> _WHAT IS EXPECTED_
Gather all lines with the word "this" in them.

> _DATASET EXCERPTS_
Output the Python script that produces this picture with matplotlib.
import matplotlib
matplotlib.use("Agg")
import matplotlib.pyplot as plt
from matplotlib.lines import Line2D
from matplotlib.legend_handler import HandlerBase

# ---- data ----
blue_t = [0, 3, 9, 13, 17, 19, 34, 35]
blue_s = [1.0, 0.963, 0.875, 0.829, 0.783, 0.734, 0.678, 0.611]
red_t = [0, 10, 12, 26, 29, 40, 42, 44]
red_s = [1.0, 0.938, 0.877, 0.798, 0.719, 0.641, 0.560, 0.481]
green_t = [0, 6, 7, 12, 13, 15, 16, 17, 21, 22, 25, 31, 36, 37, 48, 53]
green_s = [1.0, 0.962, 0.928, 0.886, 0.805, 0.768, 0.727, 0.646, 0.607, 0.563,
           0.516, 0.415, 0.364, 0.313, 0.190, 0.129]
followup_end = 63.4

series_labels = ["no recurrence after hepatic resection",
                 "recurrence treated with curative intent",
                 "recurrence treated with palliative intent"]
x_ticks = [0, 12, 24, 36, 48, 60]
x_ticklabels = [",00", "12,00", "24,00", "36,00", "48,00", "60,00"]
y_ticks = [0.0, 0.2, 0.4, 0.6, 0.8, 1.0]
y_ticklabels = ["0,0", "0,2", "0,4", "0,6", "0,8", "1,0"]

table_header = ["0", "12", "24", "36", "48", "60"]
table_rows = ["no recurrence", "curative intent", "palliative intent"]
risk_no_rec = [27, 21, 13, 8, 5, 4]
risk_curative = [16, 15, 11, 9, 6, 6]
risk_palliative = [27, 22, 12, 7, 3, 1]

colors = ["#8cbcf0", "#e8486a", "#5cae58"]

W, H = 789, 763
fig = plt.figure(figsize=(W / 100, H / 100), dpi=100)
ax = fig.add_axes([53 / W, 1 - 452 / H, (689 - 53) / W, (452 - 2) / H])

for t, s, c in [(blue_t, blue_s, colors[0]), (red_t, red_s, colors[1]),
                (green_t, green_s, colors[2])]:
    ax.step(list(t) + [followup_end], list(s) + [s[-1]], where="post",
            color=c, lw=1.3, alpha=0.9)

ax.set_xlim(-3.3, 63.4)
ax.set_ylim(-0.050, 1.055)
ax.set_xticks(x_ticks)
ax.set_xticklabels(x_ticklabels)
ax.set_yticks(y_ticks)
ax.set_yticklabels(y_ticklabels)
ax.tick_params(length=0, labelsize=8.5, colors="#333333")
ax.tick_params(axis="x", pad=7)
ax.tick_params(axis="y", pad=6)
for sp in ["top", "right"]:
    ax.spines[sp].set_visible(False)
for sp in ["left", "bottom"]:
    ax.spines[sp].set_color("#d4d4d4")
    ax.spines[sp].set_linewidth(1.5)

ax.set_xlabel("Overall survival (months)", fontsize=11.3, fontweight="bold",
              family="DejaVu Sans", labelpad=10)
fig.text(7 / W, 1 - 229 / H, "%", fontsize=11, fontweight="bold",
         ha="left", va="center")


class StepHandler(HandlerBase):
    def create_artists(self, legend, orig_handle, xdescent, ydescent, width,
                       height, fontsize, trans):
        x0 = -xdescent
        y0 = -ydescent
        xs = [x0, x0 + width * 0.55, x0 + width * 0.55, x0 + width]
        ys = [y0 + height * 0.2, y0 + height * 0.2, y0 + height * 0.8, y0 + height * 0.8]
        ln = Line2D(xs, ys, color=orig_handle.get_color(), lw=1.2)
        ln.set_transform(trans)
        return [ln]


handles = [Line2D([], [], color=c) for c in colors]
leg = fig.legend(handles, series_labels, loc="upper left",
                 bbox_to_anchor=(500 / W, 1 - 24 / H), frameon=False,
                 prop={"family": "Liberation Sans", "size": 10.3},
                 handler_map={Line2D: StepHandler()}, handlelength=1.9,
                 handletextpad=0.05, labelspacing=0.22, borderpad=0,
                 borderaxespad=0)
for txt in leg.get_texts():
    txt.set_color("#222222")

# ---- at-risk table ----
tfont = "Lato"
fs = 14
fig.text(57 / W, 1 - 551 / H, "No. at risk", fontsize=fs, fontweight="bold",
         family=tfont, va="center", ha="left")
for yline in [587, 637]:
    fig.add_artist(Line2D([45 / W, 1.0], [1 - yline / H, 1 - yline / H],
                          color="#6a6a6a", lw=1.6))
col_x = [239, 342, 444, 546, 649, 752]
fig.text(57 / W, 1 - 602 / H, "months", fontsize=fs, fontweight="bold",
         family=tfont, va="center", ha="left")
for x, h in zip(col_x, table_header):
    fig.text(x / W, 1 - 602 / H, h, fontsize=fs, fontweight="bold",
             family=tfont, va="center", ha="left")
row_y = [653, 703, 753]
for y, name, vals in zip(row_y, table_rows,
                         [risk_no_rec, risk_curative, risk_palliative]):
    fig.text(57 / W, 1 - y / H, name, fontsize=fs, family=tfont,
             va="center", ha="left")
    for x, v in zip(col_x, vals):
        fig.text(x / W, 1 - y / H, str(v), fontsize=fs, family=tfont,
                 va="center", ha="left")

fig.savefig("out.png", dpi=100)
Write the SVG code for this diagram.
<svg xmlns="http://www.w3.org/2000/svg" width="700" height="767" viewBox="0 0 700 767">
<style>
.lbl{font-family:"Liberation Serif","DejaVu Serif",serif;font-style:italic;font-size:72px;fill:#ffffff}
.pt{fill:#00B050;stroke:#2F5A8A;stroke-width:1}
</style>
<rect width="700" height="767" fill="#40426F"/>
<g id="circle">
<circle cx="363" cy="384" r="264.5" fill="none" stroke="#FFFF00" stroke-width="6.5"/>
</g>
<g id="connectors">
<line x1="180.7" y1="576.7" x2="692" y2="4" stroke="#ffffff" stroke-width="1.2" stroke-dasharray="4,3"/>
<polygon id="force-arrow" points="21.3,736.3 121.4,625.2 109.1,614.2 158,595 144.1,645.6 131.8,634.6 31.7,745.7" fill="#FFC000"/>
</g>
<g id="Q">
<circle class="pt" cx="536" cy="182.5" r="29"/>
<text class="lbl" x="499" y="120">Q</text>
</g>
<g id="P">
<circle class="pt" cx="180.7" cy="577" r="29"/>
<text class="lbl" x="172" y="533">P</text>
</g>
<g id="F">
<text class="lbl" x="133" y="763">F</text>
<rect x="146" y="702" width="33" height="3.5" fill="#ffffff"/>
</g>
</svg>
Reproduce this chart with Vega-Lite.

> _PROBLEM SOLUTION_
Output the Python script that produces this picture with matplotlib.
Write the SVG code for this diagram.
Reproduce this chart with Vega-Lite.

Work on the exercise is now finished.